◆ **YOUR INSTRUCTIONS**:
Print word for word the first line of the listing below and every line after it, through the line with "from matplotlib.transforms import". Leave out the pictures and the rest.

◆ **PROVIDED DATA**:
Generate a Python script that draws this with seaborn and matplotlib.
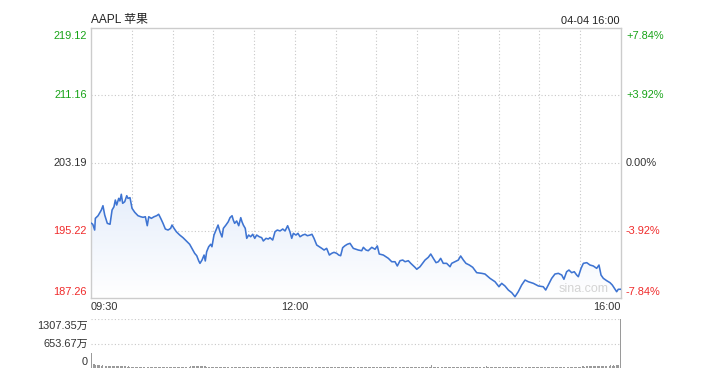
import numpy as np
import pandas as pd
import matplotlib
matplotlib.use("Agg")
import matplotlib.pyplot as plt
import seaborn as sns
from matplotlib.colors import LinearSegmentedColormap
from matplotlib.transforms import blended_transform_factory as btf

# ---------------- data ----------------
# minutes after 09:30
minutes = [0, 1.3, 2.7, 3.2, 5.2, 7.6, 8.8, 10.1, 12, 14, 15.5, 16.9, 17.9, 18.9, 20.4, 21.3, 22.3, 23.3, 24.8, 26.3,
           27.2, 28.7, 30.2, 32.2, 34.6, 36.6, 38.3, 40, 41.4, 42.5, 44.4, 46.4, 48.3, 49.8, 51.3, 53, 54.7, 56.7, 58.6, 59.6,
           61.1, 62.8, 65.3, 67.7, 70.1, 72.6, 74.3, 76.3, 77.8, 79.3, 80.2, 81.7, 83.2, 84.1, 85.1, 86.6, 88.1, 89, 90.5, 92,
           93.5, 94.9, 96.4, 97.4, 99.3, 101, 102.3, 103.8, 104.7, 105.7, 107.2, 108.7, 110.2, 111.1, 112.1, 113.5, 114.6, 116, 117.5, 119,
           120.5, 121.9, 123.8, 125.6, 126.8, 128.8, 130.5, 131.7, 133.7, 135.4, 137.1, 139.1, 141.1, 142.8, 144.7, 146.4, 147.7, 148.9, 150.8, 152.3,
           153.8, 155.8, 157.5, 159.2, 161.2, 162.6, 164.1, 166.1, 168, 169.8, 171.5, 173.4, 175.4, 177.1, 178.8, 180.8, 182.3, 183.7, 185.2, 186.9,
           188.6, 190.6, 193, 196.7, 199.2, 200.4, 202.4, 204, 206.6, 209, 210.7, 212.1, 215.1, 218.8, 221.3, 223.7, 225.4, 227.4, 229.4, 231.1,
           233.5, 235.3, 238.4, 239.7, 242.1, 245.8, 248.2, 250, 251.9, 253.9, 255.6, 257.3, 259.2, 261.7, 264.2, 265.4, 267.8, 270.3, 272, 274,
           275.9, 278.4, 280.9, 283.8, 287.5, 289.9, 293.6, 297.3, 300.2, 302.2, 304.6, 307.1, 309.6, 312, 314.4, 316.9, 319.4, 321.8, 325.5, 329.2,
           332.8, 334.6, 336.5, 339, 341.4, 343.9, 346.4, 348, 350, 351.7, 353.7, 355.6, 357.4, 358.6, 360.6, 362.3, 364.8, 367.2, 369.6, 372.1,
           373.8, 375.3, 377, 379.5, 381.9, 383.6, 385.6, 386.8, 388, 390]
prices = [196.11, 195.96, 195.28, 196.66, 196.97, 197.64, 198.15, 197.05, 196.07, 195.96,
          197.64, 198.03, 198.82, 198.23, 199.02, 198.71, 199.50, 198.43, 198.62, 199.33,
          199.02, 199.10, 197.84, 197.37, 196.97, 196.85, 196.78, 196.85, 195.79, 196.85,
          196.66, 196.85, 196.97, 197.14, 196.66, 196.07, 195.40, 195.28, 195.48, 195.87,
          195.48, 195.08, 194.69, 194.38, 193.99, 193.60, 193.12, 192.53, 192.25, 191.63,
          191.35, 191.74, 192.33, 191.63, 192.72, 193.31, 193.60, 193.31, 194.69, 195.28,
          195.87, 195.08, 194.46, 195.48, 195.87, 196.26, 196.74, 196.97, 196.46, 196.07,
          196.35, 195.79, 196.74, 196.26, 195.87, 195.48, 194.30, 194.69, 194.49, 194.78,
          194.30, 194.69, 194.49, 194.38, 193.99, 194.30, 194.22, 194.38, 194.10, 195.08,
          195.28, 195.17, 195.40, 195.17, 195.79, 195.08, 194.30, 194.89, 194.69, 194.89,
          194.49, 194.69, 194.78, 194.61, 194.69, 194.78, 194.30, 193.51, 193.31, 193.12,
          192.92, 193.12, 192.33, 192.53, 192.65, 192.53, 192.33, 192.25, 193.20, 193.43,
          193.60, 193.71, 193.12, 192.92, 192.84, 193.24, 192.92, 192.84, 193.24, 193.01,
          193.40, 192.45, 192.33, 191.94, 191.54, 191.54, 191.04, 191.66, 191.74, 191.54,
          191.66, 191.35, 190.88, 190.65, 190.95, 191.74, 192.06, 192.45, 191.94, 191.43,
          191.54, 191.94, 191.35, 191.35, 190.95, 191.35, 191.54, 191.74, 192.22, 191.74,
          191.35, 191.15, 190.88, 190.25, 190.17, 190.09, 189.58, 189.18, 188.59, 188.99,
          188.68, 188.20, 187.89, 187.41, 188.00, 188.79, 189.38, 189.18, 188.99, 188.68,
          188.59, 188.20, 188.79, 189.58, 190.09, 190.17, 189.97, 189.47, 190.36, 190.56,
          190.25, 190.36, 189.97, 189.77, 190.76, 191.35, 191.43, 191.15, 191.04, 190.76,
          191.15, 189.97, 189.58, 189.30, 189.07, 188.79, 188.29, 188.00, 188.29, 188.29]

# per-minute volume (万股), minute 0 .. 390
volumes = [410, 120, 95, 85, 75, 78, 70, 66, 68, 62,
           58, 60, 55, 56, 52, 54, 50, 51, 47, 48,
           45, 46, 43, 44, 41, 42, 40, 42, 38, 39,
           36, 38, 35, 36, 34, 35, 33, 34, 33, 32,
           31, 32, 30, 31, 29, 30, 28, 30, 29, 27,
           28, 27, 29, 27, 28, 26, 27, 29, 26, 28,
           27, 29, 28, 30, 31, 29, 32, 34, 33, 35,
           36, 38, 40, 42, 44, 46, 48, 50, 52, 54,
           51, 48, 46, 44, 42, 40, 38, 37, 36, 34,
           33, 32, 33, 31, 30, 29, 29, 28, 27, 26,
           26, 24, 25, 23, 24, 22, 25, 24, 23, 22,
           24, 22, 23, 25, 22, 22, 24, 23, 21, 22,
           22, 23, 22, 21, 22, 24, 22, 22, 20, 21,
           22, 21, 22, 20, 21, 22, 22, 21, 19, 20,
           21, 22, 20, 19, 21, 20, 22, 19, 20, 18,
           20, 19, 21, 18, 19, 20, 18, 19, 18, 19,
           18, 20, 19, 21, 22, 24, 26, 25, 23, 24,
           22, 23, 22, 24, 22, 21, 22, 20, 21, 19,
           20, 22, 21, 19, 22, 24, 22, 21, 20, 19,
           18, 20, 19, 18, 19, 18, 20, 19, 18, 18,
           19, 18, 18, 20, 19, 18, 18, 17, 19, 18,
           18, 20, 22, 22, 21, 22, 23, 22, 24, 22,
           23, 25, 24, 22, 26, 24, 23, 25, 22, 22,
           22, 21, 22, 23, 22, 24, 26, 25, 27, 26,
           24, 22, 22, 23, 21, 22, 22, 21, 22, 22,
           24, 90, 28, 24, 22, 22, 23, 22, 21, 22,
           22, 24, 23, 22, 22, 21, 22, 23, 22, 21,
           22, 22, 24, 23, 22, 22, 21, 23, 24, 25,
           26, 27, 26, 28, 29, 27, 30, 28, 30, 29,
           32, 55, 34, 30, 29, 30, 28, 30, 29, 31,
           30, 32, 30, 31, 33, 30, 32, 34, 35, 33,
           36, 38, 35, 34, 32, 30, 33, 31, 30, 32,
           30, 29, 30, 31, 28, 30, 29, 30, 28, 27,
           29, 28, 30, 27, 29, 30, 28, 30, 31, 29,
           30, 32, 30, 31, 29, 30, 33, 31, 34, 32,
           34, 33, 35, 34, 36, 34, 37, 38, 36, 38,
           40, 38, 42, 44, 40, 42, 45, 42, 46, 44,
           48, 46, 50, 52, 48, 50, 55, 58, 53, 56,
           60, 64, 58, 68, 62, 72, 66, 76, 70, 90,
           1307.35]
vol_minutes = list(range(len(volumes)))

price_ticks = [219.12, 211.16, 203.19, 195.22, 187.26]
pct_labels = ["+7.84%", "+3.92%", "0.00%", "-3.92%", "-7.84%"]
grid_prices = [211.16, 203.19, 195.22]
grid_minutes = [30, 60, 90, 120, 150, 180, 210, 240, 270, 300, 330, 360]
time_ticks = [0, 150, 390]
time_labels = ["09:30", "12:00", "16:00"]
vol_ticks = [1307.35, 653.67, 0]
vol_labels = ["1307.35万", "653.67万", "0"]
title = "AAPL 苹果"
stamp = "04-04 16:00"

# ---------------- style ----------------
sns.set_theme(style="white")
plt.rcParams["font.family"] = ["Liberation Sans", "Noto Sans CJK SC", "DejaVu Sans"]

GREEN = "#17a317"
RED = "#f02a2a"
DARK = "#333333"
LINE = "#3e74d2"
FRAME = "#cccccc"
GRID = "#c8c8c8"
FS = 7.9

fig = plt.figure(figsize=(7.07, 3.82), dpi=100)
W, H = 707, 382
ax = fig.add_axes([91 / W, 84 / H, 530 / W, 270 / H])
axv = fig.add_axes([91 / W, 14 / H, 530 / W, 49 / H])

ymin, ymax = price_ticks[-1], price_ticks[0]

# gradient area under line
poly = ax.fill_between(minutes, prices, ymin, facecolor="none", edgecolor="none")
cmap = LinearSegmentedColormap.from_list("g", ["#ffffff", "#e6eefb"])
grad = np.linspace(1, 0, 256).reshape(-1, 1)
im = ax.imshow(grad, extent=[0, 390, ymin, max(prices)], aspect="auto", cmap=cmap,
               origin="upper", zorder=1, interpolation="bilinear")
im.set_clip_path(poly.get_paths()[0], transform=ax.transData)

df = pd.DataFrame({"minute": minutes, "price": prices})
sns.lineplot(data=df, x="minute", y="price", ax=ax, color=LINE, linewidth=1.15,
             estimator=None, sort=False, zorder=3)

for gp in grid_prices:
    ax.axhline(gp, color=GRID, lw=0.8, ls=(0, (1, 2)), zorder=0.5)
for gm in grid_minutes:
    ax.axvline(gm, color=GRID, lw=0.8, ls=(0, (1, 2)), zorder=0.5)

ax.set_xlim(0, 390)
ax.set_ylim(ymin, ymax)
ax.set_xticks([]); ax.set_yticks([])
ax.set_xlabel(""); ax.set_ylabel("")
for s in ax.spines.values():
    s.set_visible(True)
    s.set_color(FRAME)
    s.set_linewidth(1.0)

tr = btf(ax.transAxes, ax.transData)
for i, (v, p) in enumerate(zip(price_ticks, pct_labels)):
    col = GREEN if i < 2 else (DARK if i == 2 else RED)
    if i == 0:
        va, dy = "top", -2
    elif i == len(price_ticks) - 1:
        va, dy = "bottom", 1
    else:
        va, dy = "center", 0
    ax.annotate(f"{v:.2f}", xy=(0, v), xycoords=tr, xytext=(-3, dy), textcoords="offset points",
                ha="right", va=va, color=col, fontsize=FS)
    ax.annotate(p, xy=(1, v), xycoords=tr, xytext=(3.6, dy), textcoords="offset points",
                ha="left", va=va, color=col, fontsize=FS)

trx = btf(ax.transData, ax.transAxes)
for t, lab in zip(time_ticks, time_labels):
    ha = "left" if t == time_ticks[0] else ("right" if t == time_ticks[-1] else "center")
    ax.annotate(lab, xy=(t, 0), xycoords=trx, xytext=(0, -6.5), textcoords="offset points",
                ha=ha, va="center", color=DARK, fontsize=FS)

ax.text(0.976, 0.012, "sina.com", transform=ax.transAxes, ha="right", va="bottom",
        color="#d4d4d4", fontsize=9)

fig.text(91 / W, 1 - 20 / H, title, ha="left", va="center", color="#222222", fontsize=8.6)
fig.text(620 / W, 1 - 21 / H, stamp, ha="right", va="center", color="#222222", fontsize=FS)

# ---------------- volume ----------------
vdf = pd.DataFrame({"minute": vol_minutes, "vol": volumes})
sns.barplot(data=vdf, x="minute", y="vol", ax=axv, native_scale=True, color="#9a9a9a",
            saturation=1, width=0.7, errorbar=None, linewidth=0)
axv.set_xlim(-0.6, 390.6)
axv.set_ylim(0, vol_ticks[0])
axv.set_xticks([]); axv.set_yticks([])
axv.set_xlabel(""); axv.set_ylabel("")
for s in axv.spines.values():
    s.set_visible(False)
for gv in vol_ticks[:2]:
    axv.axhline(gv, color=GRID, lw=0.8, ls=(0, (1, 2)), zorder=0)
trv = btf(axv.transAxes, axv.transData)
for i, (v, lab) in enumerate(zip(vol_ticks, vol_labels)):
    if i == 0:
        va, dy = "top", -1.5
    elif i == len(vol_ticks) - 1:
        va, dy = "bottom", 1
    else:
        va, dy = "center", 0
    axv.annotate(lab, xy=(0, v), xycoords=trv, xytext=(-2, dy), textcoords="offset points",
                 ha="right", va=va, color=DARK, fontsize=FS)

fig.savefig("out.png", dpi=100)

◆ **SOLUTION TO THIS EXERCISE**:
Generate a Python script that draws this with seaborn and matplotlib.
import numpy as np
import pandas as pd
import matplotlib
matplotlib.use("Agg")
import matplotlib.pyplot as plt
import seaborn as sns
from matplotlib.colors import LinearSegmentedColormap
from matplotlib.transforms import blended_transform_factory as btf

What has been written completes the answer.